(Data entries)
____

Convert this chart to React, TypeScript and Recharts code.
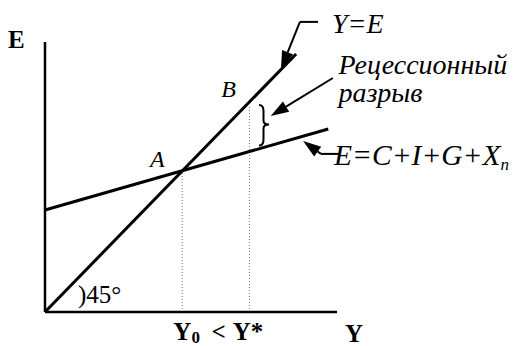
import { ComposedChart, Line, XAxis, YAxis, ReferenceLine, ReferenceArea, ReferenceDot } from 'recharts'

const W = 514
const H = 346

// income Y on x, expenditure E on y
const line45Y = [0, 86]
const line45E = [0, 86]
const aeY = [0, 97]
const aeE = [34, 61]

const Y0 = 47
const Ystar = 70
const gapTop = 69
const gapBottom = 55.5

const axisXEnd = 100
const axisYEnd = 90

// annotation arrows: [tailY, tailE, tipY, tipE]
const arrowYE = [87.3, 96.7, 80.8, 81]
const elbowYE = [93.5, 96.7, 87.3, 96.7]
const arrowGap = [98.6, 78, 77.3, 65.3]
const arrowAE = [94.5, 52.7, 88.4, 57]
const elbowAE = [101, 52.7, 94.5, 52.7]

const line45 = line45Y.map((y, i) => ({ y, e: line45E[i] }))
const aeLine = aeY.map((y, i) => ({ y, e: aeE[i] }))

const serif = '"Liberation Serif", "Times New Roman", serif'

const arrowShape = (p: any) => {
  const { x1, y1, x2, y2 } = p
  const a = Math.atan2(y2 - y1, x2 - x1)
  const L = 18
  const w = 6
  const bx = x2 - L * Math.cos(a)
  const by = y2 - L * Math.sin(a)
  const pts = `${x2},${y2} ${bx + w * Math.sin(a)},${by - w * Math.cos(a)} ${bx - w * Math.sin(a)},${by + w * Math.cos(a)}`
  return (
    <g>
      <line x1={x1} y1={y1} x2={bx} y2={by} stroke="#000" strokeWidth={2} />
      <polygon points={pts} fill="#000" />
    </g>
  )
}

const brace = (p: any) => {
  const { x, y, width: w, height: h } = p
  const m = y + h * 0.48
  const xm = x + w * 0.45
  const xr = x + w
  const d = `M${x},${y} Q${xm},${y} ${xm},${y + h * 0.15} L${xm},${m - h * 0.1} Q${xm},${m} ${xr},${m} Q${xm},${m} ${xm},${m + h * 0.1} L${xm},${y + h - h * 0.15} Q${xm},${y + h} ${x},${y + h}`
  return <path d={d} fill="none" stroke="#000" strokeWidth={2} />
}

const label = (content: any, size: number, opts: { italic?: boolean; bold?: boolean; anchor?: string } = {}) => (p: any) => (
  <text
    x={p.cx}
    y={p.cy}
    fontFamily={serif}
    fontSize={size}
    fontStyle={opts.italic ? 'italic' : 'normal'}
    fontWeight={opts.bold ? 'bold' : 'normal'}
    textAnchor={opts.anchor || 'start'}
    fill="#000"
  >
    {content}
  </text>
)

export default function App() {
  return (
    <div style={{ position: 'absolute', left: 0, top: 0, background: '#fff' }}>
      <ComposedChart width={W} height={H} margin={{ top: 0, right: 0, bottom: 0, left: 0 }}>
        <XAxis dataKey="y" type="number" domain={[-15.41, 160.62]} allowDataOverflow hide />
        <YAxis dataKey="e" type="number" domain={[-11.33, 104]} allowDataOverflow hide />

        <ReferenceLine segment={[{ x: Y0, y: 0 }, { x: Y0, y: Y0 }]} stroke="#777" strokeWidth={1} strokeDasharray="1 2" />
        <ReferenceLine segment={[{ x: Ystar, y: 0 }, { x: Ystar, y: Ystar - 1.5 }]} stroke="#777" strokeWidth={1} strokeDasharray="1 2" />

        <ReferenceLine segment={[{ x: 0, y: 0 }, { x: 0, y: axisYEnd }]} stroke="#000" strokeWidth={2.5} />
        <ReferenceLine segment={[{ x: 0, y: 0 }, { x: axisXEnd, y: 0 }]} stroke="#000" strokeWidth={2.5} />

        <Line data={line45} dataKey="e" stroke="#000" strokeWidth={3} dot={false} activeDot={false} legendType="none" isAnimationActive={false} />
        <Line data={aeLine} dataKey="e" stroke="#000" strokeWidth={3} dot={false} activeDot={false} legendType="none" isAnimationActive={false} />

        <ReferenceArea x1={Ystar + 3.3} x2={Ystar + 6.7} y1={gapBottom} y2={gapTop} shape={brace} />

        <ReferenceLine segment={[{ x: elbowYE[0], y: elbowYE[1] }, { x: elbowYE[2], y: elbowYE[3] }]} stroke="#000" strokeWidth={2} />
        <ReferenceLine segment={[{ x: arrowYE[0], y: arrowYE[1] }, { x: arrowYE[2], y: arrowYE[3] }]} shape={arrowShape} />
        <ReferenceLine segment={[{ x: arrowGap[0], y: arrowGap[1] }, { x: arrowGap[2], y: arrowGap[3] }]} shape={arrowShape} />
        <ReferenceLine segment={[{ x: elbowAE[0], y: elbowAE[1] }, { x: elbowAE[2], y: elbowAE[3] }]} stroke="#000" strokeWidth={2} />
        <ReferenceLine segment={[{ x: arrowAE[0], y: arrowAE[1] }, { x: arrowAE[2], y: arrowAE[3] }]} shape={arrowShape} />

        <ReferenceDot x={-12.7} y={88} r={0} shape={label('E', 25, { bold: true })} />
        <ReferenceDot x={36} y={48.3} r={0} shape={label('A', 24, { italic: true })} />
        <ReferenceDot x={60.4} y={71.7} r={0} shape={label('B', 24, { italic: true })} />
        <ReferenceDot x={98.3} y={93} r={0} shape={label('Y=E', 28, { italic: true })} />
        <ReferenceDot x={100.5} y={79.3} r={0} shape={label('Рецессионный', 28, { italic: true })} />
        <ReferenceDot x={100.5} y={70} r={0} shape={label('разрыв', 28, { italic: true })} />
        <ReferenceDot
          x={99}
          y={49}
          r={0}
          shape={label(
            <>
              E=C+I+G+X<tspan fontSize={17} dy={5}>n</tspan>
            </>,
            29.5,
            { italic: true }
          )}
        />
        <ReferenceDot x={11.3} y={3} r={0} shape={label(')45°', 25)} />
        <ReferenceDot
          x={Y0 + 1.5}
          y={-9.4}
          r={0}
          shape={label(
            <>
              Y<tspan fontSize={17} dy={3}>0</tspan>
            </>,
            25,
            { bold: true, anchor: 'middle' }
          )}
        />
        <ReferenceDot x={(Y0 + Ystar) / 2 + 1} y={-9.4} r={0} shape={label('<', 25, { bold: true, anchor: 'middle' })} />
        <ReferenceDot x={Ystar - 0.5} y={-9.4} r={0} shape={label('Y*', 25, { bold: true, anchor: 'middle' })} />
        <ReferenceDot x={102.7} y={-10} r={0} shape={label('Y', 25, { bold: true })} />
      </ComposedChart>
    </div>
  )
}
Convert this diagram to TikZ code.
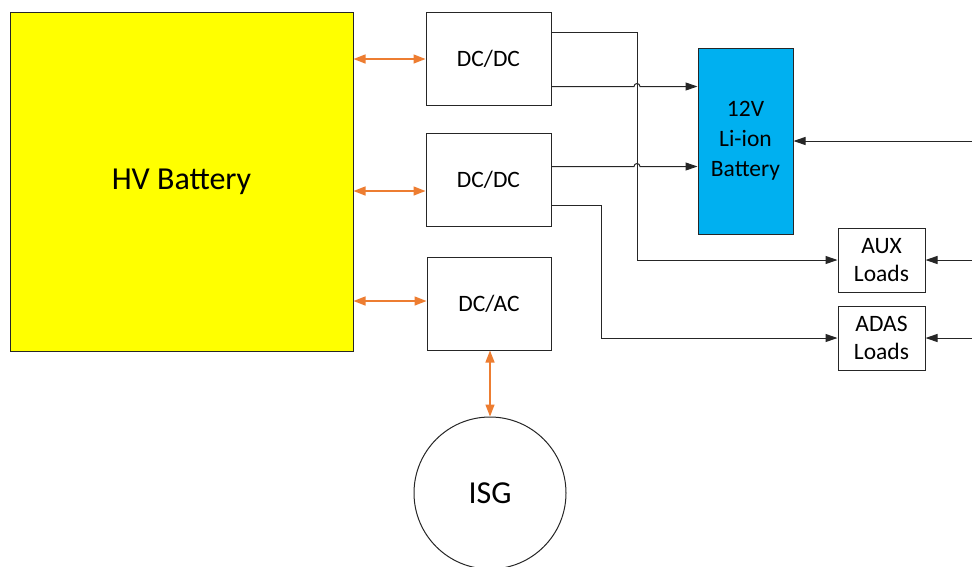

____

> **Task to carry out**: Copy each line of the records precisely and drop any images they hold.

> **Solution below**:
Convert this chart to React, TypeScript and Recharts code.
import { ComposedChart, Line, XAxis, YAxis, ReferenceLine, ReferenceArea, ReferenceDot } from 'recharts'

const W = 514
const H = 346

// income Y on x, expenditure E on y
const line45Y = [0, 86]
const line45E = [0, 86]
const aeY = [0, 97]
const aeE = [34, 61]

const Y0 = 47
const Ystar = 70
const gapTop = 69
const gapBottom = 55.5

const axisXEnd = 100
const axisYEnd = 90

// annotation arrows: [tailY, tailE, tipY, tipE]
const arrowYE = [87.3, 96.7, 80.8, 81]
const elbowYE = [93.5, 96.7, 87.3, 96.7]
const arrowGap = [98.6, 78, 77.3, 65.3]
const arrowAE = [94.5, 52.7, 88.4, 57]
const elbowAE = [101, 52.7, 94.5, 52.7]

const line45 = line45Y.map((y, i) => ({ y, e: line45E[i] }))
const aeLine = aeY.map((y, i) => ({ y, e: aeE[i] }))

const serif = '"Liberation Serif", "Times New Roman", serif'

const arrowShape = (p: any) => {
  const { x1, y1, x2, y2 } = p
  const a = Math.atan2(y2 - y1, x2 - x1)
  const L = 18
  const w = 6
  const bx = x2 - L * Math.cos(a)
  const by = y2 - L * Math.sin(a)
  const pts = `${x2},${y2} ${bx + w * Math.sin(a)},${by - w * Math.cos(a)} ${bx - w * Math.sin(a)},${by + w * Math.cos(a)}`
  return (
    <g>
      <line x1={x1} y1={y1} x2={bx} y2={by} stroke="#000" strokeWidth={2} />
      <polygon points={pts} fill="#000" />
    </g>
  )
}

const brace = (p: any) => {
  const { x, y, width: w, height: h } = p
  const m = y + h * 0.48
  const xm = x + w * 0.45
  const xr = x + w
  const d = `M${x},${y} Q${xm},${y} ${xm},${y + h * 0.15} L${xm},${m - h * 0.1} Q${xm},${m} ${xr},${m} Q${xm},${m} ${xm},${m + h * 0.1} L${xm},${y + h - h * 0.15} Q${xm},${y + h} ${x},${y + h}`
  return <path d={d} fill="none" stroke="#000" strokeWidth={2} />
}

const label = (content: any, size: number, opts: { italic?: boolean; bold?: boolean; anchor?: string } = {}) => (p: any) => (
  <text
    x={p.cx}
    y={p.cy}
    fontFamily={serif}
    fontSize={size}
    fontStyle={opts.italic ? 'italic' : 'normal'}
    fontWeight={opts.bold ? 'bold' : 'normal'}
    textAnchor={opts.anchor || 'start'}
    fill="#000"
  >
    {content}
  </text>
)

export default function App() {
  return (
    <div style={{ position: 'absolute', left: 0, top: 0, background: '#fff' }}>
      <ComposedChart width={W} height={H} margin={{ top: 0, right: 0, bottom: 0, left: 0 }}>
        <XAxis dataKey="y" type="number" domain={[-15.41, 160.62]} allowDataOverflow hide />
        <YAxis dataKey="e" type="number" domain={[-11.33, 104]} allowDataOverflow hide />

        <ReferenceLine segment={[{ x: Y0, y: 0 }, { x: Y0, y: Y0 }]} stroke="#777" strokeWidth={1} strokeDasharray="1 2" />
        <ReferenceLine segment={[{ x: Ystar, y: 0 }, { x: Ystar, y: Ystar - 1.5 }]} stroke="#777" strokeWidth={1} strokeDasharray="1 2" />

        <ReferenceLine segment={[{ x: 0, y: 0 }, { x: 0, y: axisYEnd }]} stroke="#000" strokeWidth={2.5} />
        <ReferenceLine segment={[{ x: 0, y: 0 }, { x: axisXEnd, y: 0 }]} stroke="#000" strokeWidth={2.5} />

        <Line data={line45} dataKey="e" stroke="#000" strokeWidth={3} dot={false} activeDot={false} legendType="none" isAnimationActive={false} />
        <Line data={aeLine} dataKey="e" stroke="#000" strokeWidth={3} dot={false} activeDot={false} legendType="none" isAnimationActive={false} />

        <ReferenceArea x1={Ystar + 3.3} x2={Ystar + 6.7} y1={gapBottom} y2={gapTop} shape={brace} />

        <ReferenceLine segment={[{ x: elbowYE[0], y: elbowYE[1] }, { x: elbowYE[2], y: elbowYE[3] }]} stroke="#000" strokeWidth={2} />
        <ReferenceLine segment={[{ x: arrowYE[0], y: arrowYE[1] }, { x: arrowYE[2], y: arrowYE[3] }]} shape={arrowShape} />
        <ReferenceLine segment={[{ x: arrowGap[0], y: arrowGap[1] }, { x: arrowGap[2], y: arrowGap[3] }]} shape={arrowShape} />
        <ReferenceLine segment={[{ x: elbowAE[0], y: elbowAE[1] }, { x: elbowAE[2], y: elbowAE[3] }]} stroke="#000" strokeWidth={2} />
        <ReferenceLine segment={[{ x: arrowAE[0], y: arrowAE[1] }, { x: arrowAE[2], y: arrowAE[3] }]} shape={arrowShape} />

        <ReferenceDot x={-12.7} y={88} r={0} shape={label('E', 25, { bold: true })} />
        <ReferenceDot x={36} y={48.3} r={0} shape={label('A', 24, { italic: true })} />
        <ReferenceDot x={60.4} y={71.7} r={0} shape={label('B', 24, { italic: true })} />
        <ReferenceDot x={98.3} y={93} r={0} shape={label('Y=E', 28, { italic: true })} />
        <ReferenceDot x={100.5} y={79.3} r={0} shape={label('Рецессионный', 28, { italic: true })} />
        <ReferenceDot x={100.5} y={70} r={0} shape={label('разрыв', 28, { italic: true })} />
        <ReferenceDot
          x={99}
          y={49}
          r={0}
          shape={label(
            <>
              E=C+I+G+X<tspan fontSize={17} dy={5}>n</tspan>
            </>,
            29.5,
            { italic: true }
          )}
        />
        <ReferenceDot x={11.3} y={3} r={0} shape={label(')45°', 25)} />
        <ReferenceDot
          x={Y0 + 1.5}
          y={-9.4}
          r={0}
          shape={label(
            <>
              Y<tspan fontSize={17} dy={3}>0</tspan>
            </>,
            25,
            { bold: true, anchor: 'middle' }
          )}
        />
        <ReferenceDot x={(Y0 + Ystar) / 2 + 1} y={-9.4} r={0} shape={label('<', 25, { bold: true, anchor: 'middle' })} />
        <ReferenceDot x={Ystar - 0.5} y={-9.4} r={0} shape={label('Y*', 25, { bold: true, anchor: 'middle' })} />
        <ReferenceDot x={102.7} y={-10} r={0} shape={label('Y', 25, { bold: true })} />
      </ComposedChart>
    </div>
  )
}
Convert this diagram to TikZ code.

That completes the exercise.